Start SUPPLIED INFORMATION

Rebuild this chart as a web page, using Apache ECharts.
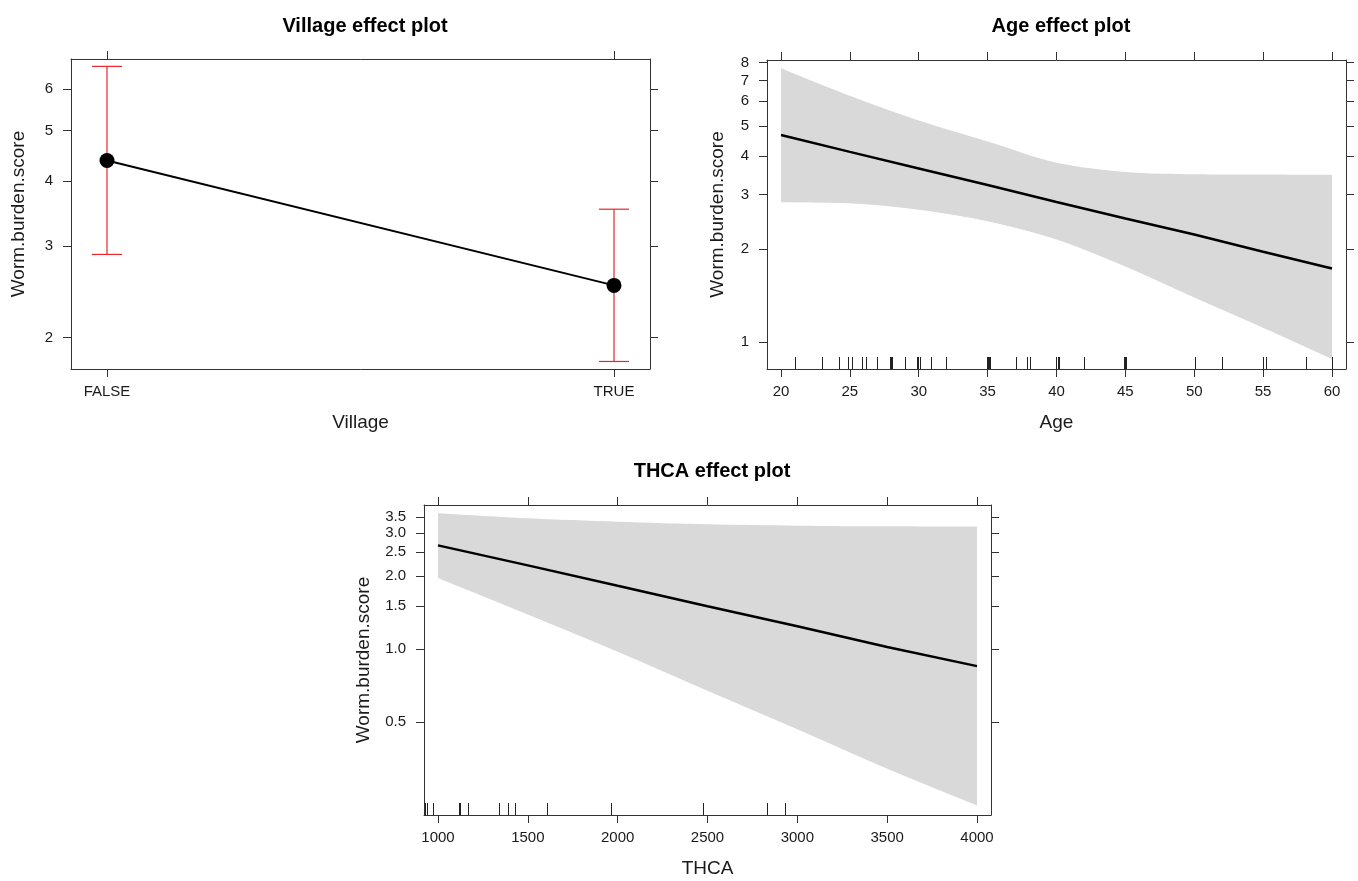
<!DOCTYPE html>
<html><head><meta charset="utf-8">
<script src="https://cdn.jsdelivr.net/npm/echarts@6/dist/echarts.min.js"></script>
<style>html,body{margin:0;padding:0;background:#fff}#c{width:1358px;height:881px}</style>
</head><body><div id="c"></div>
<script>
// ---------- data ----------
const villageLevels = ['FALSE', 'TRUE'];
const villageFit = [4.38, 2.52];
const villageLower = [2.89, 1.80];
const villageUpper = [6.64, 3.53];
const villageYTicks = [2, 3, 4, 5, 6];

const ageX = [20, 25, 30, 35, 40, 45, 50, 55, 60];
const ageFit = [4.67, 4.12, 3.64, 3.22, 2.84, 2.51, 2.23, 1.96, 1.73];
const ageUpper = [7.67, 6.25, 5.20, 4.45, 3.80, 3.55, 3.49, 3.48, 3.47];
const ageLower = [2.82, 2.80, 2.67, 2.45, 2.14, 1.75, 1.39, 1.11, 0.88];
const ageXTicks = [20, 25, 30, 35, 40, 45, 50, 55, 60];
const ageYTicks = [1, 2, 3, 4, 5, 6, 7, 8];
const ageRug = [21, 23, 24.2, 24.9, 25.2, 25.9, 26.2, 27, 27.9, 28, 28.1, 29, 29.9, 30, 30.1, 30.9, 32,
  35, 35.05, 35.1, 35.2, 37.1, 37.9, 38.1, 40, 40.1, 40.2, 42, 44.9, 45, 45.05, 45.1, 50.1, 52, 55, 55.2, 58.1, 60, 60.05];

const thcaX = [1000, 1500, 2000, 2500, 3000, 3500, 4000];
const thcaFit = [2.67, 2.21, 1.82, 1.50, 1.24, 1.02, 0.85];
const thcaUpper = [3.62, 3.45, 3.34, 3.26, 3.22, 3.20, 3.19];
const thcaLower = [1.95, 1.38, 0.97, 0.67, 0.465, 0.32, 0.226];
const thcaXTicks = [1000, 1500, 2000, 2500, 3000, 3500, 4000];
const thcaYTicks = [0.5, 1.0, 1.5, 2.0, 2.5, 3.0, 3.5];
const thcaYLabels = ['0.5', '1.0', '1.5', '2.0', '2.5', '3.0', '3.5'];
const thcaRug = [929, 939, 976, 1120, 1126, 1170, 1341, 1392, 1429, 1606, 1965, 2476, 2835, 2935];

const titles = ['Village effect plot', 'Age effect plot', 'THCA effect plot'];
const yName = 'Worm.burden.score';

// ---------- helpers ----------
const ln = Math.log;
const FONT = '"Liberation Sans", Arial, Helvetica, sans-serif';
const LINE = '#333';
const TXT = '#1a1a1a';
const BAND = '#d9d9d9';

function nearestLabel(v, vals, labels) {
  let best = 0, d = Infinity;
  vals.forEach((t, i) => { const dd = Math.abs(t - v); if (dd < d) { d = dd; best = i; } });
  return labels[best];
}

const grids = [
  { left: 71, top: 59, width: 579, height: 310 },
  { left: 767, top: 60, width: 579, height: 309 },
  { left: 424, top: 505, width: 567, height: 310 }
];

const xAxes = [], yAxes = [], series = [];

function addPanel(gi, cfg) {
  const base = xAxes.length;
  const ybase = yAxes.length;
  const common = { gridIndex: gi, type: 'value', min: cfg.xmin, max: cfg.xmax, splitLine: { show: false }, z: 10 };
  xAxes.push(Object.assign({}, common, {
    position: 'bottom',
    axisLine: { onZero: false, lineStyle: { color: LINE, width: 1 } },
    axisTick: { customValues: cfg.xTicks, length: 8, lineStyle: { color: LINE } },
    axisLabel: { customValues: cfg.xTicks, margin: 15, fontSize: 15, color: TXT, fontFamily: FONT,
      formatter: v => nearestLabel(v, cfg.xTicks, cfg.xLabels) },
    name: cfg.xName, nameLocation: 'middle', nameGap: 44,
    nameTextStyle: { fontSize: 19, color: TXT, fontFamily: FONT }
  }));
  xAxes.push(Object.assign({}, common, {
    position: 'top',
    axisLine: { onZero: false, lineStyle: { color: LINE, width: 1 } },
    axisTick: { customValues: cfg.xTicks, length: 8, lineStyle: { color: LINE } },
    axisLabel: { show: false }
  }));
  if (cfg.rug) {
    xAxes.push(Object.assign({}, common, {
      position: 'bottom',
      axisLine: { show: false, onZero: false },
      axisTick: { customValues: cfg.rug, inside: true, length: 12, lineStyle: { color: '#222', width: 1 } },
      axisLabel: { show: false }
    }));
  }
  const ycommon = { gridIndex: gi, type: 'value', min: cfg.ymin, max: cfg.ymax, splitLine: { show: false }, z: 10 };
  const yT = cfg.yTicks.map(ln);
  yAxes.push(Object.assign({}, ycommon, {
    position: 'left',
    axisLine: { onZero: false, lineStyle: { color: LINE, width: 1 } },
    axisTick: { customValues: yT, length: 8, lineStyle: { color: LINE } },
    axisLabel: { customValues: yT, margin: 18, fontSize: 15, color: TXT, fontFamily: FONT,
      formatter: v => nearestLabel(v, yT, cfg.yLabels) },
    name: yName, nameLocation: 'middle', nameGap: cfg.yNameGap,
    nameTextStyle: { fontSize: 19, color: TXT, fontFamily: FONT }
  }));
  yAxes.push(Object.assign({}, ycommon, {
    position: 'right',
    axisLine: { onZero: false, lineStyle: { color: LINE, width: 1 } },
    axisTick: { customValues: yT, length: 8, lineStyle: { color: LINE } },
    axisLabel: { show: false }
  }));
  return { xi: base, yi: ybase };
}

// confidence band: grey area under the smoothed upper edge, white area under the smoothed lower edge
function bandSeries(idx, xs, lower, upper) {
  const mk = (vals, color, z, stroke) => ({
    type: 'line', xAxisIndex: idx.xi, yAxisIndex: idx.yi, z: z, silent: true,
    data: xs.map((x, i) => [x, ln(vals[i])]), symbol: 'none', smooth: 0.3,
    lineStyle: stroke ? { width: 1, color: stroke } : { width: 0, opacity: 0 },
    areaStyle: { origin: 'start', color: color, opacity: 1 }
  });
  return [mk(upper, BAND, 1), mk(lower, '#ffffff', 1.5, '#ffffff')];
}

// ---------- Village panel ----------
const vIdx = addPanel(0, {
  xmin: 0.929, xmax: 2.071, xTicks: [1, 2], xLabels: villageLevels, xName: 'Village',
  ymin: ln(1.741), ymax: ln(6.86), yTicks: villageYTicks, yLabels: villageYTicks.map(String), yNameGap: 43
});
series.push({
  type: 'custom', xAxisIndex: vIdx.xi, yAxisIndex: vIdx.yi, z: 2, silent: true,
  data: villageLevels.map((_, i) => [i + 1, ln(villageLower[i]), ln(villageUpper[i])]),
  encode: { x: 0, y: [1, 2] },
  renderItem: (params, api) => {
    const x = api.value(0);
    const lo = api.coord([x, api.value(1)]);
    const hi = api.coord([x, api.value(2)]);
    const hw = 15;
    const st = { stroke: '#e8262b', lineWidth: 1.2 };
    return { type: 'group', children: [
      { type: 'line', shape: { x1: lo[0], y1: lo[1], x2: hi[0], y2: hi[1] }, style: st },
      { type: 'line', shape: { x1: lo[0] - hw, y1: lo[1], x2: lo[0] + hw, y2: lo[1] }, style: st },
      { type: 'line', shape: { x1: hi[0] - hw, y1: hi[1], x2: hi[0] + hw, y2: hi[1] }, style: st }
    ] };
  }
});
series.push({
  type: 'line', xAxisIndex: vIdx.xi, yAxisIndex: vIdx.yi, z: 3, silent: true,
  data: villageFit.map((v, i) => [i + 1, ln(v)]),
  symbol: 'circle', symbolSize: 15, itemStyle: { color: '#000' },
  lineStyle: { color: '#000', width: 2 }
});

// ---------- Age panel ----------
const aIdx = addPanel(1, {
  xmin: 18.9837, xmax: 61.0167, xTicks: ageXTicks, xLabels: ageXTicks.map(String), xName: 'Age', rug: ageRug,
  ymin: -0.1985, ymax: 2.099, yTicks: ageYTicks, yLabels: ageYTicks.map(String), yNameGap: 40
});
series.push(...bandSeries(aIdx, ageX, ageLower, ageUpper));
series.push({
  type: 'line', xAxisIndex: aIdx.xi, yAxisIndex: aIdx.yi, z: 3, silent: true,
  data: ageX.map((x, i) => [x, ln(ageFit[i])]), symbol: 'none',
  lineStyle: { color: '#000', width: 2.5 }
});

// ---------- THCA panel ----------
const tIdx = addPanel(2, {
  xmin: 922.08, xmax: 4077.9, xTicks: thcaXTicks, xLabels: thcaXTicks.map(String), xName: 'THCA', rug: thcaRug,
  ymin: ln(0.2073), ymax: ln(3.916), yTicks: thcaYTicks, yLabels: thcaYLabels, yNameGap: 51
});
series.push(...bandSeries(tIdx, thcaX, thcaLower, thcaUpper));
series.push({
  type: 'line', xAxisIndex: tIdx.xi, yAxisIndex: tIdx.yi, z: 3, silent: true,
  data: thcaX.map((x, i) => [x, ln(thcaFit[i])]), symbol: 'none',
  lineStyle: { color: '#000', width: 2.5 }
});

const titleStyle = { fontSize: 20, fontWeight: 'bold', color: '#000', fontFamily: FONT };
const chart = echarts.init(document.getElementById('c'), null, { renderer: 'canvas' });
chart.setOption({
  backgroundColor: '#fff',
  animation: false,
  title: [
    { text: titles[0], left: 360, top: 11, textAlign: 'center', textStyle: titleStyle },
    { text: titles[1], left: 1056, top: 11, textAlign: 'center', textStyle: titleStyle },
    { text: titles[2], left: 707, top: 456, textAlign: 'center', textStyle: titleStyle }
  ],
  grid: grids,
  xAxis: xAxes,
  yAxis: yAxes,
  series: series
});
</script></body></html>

End SUPPLIED INFORMATION

Write out again, exactly, the lines from the start of the listing up to the line containing "const villageYTicks = [2, 3, 4, 5, 6];", with both ends and without pictures.

**FULL ANSWER**
Rebuild this chart as a web page, using Apache ECharts.
<!DOCTYPE html>
<html><head><meta charset="utf-8">
<script src="https://cdn.jsdelivr.net/npm/echarts@6/dist/echarts.min.js"></script>
<style>html,body{margin:0;padding:0;background:#fff}#c{width:1358px;height:881px}</style>
</head><body><div id="c"></div>
<script>
// ---------- data ----------
const villageLevels = ['FALSE', 'TRUE'];
const villageFit = [4.38, 2.52];
const villageLower = [2.89, 1.80];
const villageUpper = [6.64, 3.53];
const villageYTicks = [2, 3, 4, 5, 6];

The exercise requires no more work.